Brant is one of the most successful owners in the business, but even he will have horses that don't work out. Jean Bickley, Brant's racing manager, said he makes it a priority to find a good home for each and every one. In this case, Brant didn't have to look far. Bickley decided to adopt him.

“When the [2020] season at Payson was ending, the team didn't think he'd ever have the push behind to stay sound so the decision was made to rehome him,” Bickley said. “I'd always loved the horse since we got him, and always said if he ever needed a home I wanted  him. Mr. Brant offered Radiant Child to me because the family is very important to him and he knew the horse would have the best of everything. I've worked for him for 34 years and he's been aware of many of my horse pursuits over the years.”

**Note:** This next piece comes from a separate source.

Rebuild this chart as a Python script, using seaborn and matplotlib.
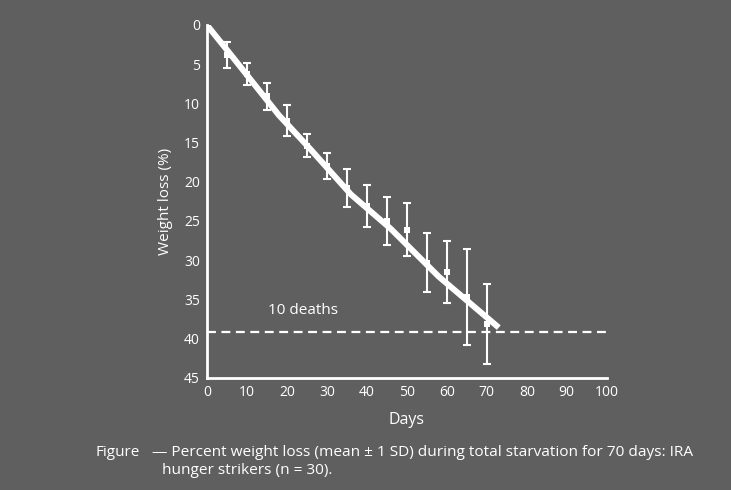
import matplotlib
matplotlib.use("Agg")
import matplotlib.pyplot as plt
import seaborn as sns
import pandas as pd

# ---- data ----
days = [5, 10, 15, 20, 25, 30, 35, 40, 45, 50, 55, 60, 65, 70]
mean_loss = [3.8, 6.2, 9.1, 12.2, 15.4, 18.0, 20.8, 23.1, 25.0, 26.1, 30.3, 31.5, 34.7, 38.2]
sd_loss = [1.65, 1.4, 1.7, 2.0, 1.5, 1.7, 2.4, 2.7, 3.1, 3.4, 3.75, 3.9, 6.1, 5.1]

trend_days = [0, 6, 18, 26, 36, 46, 58, 73]
trend_loss = [0, 3.8, 11.5, 15.9, 21.6, 26.0, 32.1, 38.6]

deaths_level = 39.2
x_ticks = [0, 10, 20, 30, 40, 50, 60, 70, 80, 90, 100]
y_ticks = [0, 5, 10, 15, 20, 25, 30, 35, 40, 45]

bg = "#5f5f5f"
fg = "white"

sns.set_theme(style="white")
plt.rcParams["font.family"] = ["Open Sans", "DejaVu Sans"]

fig = plt.figure(figsize=(7.31, 4.90), dpi=100, facecolor=bg)
ax = fig.add_axes([0.283, 0.229, 0.547, 0.72])
ax.set_facecolor(bg)

df_means = pd.DataFrame({"day": days, "loss": mean_loss, "sd": sd_loss})
df_trend = pd.DataFrame({"day": trend_days, "loss": trend_loss})

# dashed "10 deaths" level
ax.axhline(deaths_level, color=fg, lw=1.6, ls=(0, (4, 2.5)), zorder=2)

# error bars (mean +/- 1 SD)
ax.errorbar(df_means["day"], df_means["loss"], yerr=df_means["sd"], fmt="none",
            ecolor=fg, elinewidth=1.5, capsize=3.0, capthick=1.5, zorder=3)

# thick trend line
sns.lineplot(data=df_trend, x="day", y="loss", ax=ax, color=fg, lw=4.3,
             solid_capstyle="butt", zorder=4)

# mean markers
sns.scatterplot(data=df_means, x="day", y="loss", ax=ax, color=fg, marker="s",
                s=14, edgecolor=fg, linewidth=0, zorder=5)

ax.set_xlim(0, 100)
ax.set_ylim(45, 0)
ax.set_xticks(x_ticks)
ax.set_yticks(y_ticks)
ax.tick_params(axis="both", colors=fg, labelcolor=fg, labelsize=10,
               length=3.5, width=1.4, direction="out", pad=1.5)
ax.tick_params(axis="x", pad=2)
for side in ("top", "right"):
    ax.spines[side].set_visible(False)
for side in ("left", "bottom"):
    ax.spines[side].set_color(fg)
    ax.spines[side].set_linewidth(2.0)

ax.set_xlabel("Days", color=fg, fontsize=11.5, labelpad=8)
ax.set_ylabel("Weight loss (%)", color=fg, fontsize=11, labelpad=8)

ax.text(15.3, 36.4, "10 deaths", color=fg, fontsize=11, va="center", ha="left")

fig.text(95 / 731, 1 - 452 / 490, "Figure", color=fg, fontsize=11, va="center", ha="left")
fig.text(152 / 731, 1 - 452 / 490,
         "\u2014 Percent weight loss (mean \u00b1 1 SD) during total starvation for 70 days: IRA",
         color=fg, fontsize=11.1, va="center", ha="left")
fig.text(162 / 731, 1 - 470 / 490, "hunger strikers (n = 30).",
         color=fg, fontsize=11.1, va="center", ha="left")

fig.savefig("out.png", dpi=100, facecolor=bg)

Donuts are part of Radiant Child's daily menu | Courtesy Jean Bickley

Bickley was looking for a horse she could spend some time with and enjoy.

“My other Thoroughbreds are both older and I was looking for an all-around horse,” she said. “I bought a home in Aiken three years ago so that I could ride out, do a little bit of showing. At this point in my career, I just want to enjoy my horses and maybe show a little. I wanted to have an all-around horse and I thought he fit the bill.”

Radiant Child is now “Dudley,” the barn name given to him by Bickley.

“Dudley is the angel in the film “The Bishop's Wife,” which was my mother's favorite Christmas movie, and Dudley was played by Cary Grant,” Bickley explained. “He's handsome and funny, just like the horse, and charming and everyone liked him. It is the perfect name for him.”

It seems that Dudley has quite the personality. He loves donuts and gets glazed donuts from Dunkin' Donuts every day but Sunday. On Sundays, he feasts on donuts from Krispy Kreme. He's smart and friendly and likes people and other horses. Bickley says he's a dream to own.

“Dudley” loves his donuts | Courtesy Jean Bickley

“Everyone who had him said he was just the kindest, sweetest, smartest horse,” she said. “He's very unique because he's probably the most chill Thoroughbred you will ever see. He is beautiful and he comes from a really good family, so, because of that, he gets a lot of attention. He loves all horses. My other horses are quirky, but he doesn't have any quirks. He's just friendly and fun. He's a good ambassador because he's not at all like what some people think of when they think of the Thoroughbred. He has a laid-back personality and is kind. People have misconceived ideas that these horses come off the track and they are all crazy. He is a very good ambassador for Thoroughbreds and how versatile they are and the variety of things they can do if people just take the time to transition them into new careers.”

Radiant Child is a rookie when it comes to his new career, but he's showing promise. Bickley said she will only enter a few shows a year, ones like the T.I.P. Championships, where Radiant Child won the In-Hand Class for 2-year-old to 5-year-old geldings and colts  out of 20 horses and was third in the Championship In-Hand Class.

The Thoroughbred Incentive Program was launched by The Jockey Club in 2012 as a way to encourage people to adopt off-track Thoroughbreds. More than 58,850 eligible Thoroughbreds have taken part and there have been more than 6,500 horse shows and events that have included T.I.P. classes or awards. Any horse that has been registered with The Jockey Club  or a foreign Thoroughbred stud book recognized by The Jockey Club is eligible to take part. The 2021 T.I.P. Championships included $60,500 in prize money.

Radiant Child also competed in the New Vocations All-Thoroughbred Charity Horse Show in September.

Bickley would like to see Dudley excel in the show ring, but it's more important to her that he have a good home and a good life. So far, so good.

“He loves this,” she said. “He eats donuts and he hangs out with dogs. He's as happy as a clam.”